What the exercise asks:
Starting at the first line of the listing below, retype each line up to and including the one that contains "plt.rcParams['font.family'] = ['Liberation". Leave pictures out.
+--
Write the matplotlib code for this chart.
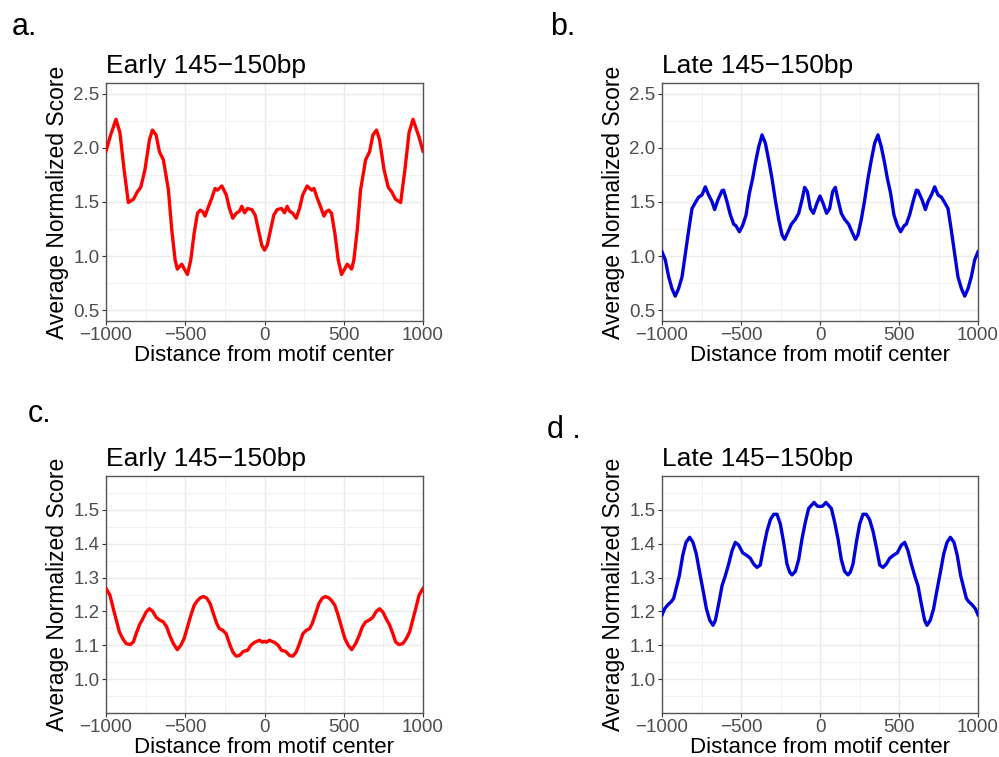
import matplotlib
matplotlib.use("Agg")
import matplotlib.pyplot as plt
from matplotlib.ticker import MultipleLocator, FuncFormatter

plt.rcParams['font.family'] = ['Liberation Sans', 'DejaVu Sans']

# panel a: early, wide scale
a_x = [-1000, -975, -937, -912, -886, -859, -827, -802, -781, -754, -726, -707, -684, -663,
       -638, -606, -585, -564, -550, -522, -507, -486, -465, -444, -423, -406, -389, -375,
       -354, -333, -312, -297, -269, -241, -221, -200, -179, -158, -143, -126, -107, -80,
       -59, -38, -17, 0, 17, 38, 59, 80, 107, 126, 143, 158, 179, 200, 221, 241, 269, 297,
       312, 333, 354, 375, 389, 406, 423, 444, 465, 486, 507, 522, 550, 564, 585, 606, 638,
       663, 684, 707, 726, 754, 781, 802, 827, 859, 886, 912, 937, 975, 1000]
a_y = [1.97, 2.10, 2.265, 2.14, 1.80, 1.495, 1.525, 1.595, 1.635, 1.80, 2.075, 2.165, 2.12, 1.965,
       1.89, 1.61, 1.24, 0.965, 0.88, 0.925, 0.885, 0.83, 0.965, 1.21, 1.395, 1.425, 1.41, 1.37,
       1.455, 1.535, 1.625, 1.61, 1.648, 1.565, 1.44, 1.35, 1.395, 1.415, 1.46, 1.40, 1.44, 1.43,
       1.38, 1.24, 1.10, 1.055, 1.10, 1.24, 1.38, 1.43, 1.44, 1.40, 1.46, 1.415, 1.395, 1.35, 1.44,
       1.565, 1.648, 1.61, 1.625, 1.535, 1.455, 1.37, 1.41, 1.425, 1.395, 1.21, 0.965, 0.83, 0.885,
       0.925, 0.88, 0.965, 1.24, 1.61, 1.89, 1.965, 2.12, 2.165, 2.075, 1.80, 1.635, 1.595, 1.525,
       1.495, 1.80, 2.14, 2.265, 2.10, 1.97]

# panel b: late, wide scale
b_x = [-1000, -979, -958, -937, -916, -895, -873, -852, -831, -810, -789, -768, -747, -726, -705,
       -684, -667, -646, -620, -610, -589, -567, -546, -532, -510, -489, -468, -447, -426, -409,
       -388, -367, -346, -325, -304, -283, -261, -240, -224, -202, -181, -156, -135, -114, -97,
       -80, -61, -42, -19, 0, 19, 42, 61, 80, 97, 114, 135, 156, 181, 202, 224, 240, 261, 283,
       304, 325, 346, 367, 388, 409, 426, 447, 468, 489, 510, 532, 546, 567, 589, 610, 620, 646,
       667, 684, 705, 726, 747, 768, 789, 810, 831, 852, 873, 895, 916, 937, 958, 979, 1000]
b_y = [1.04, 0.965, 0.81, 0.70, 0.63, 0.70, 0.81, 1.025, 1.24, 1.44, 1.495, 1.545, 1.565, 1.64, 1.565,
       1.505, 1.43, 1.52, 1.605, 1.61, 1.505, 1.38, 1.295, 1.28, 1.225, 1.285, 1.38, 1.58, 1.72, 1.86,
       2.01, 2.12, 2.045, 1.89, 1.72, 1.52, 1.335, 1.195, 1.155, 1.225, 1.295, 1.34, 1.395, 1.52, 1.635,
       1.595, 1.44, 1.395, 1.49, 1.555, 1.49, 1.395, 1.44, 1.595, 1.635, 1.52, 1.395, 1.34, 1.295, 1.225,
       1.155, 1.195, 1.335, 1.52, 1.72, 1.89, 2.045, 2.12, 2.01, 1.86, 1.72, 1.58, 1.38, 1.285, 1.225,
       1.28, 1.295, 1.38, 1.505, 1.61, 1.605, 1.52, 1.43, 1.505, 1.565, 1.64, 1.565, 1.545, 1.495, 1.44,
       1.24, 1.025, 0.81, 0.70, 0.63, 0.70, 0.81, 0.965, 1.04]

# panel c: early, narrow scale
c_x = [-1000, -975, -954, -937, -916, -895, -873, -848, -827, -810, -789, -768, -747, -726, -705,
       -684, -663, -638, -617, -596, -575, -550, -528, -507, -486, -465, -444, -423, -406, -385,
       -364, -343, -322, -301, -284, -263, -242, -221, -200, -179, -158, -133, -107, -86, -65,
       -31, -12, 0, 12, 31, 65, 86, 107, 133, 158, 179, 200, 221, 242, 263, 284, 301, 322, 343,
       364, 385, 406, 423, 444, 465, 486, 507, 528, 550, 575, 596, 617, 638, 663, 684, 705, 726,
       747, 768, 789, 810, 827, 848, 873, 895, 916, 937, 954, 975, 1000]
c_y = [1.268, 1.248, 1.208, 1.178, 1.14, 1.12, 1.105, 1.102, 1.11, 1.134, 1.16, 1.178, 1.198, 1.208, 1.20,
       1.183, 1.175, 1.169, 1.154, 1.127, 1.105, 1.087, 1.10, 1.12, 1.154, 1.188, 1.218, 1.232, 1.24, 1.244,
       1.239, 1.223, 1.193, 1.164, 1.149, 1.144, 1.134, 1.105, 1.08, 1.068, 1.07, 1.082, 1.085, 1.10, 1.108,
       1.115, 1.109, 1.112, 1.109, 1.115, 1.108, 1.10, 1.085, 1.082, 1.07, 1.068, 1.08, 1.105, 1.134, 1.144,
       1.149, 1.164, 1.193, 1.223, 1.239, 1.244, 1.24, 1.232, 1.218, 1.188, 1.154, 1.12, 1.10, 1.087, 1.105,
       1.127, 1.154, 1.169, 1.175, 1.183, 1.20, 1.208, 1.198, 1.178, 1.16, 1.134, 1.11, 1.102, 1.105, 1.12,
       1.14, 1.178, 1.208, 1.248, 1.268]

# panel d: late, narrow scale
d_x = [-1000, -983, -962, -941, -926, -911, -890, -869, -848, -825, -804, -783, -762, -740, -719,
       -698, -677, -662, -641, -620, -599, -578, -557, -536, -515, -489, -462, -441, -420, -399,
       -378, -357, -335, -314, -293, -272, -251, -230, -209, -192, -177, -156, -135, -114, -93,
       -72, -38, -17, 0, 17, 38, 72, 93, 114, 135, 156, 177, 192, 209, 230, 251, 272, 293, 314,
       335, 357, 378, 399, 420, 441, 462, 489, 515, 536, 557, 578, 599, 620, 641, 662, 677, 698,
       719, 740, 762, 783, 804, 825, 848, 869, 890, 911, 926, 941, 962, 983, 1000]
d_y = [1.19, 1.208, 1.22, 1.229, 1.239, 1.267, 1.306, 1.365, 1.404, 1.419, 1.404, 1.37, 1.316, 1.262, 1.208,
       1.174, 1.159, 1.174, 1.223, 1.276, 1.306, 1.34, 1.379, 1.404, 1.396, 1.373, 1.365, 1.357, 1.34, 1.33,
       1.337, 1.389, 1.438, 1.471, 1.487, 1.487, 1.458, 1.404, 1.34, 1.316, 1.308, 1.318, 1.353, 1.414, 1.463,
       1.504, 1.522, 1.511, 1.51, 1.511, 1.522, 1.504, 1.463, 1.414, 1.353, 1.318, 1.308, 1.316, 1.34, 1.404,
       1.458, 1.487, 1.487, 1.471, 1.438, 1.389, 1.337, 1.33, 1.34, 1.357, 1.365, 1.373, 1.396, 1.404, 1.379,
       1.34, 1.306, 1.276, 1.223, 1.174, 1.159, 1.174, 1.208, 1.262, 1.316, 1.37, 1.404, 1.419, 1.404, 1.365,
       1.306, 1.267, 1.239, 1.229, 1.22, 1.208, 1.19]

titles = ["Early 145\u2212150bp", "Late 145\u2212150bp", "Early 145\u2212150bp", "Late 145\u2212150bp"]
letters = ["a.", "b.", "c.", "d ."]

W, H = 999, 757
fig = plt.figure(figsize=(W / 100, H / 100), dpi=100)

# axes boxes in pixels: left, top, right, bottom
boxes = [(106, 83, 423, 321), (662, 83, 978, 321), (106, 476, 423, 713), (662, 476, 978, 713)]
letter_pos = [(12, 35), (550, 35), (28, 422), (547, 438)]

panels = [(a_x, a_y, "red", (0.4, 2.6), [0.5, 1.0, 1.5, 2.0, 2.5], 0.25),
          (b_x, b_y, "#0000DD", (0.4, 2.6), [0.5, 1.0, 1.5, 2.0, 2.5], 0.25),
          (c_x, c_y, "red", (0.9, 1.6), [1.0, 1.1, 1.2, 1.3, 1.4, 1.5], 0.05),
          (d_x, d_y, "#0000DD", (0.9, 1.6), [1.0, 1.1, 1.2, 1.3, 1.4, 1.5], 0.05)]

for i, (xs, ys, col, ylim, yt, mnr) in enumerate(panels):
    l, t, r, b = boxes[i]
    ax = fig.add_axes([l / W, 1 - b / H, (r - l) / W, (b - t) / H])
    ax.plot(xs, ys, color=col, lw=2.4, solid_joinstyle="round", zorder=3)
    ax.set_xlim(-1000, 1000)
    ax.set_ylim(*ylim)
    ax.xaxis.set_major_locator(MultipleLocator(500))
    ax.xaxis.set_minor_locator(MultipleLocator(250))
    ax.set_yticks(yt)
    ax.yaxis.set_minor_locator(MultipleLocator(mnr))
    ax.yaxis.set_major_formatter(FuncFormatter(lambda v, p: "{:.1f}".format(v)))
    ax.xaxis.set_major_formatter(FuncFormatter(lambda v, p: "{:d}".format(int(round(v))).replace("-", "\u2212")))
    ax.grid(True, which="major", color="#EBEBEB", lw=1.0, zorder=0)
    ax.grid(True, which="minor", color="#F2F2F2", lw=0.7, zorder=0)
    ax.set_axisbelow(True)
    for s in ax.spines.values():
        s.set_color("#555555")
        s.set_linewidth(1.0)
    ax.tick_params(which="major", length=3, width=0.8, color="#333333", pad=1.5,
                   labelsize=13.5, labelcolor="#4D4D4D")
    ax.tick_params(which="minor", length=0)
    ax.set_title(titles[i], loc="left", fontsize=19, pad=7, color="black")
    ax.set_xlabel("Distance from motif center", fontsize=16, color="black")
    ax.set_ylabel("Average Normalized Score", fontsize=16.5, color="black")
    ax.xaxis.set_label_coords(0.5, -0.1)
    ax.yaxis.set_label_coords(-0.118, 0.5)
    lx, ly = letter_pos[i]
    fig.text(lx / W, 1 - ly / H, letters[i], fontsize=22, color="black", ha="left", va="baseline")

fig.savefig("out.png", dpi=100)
+--
Response:
Write the matplotlib code for this chart.
import matplotlib
matplotlib.use("Agg")
import matplotlib.pyplot as plt
from matplotlib.ticker import MultipleLocator, FuncFormatter

plt.rcParams['font.family'] = ['Liberation Sans', 'DejaVu Sans']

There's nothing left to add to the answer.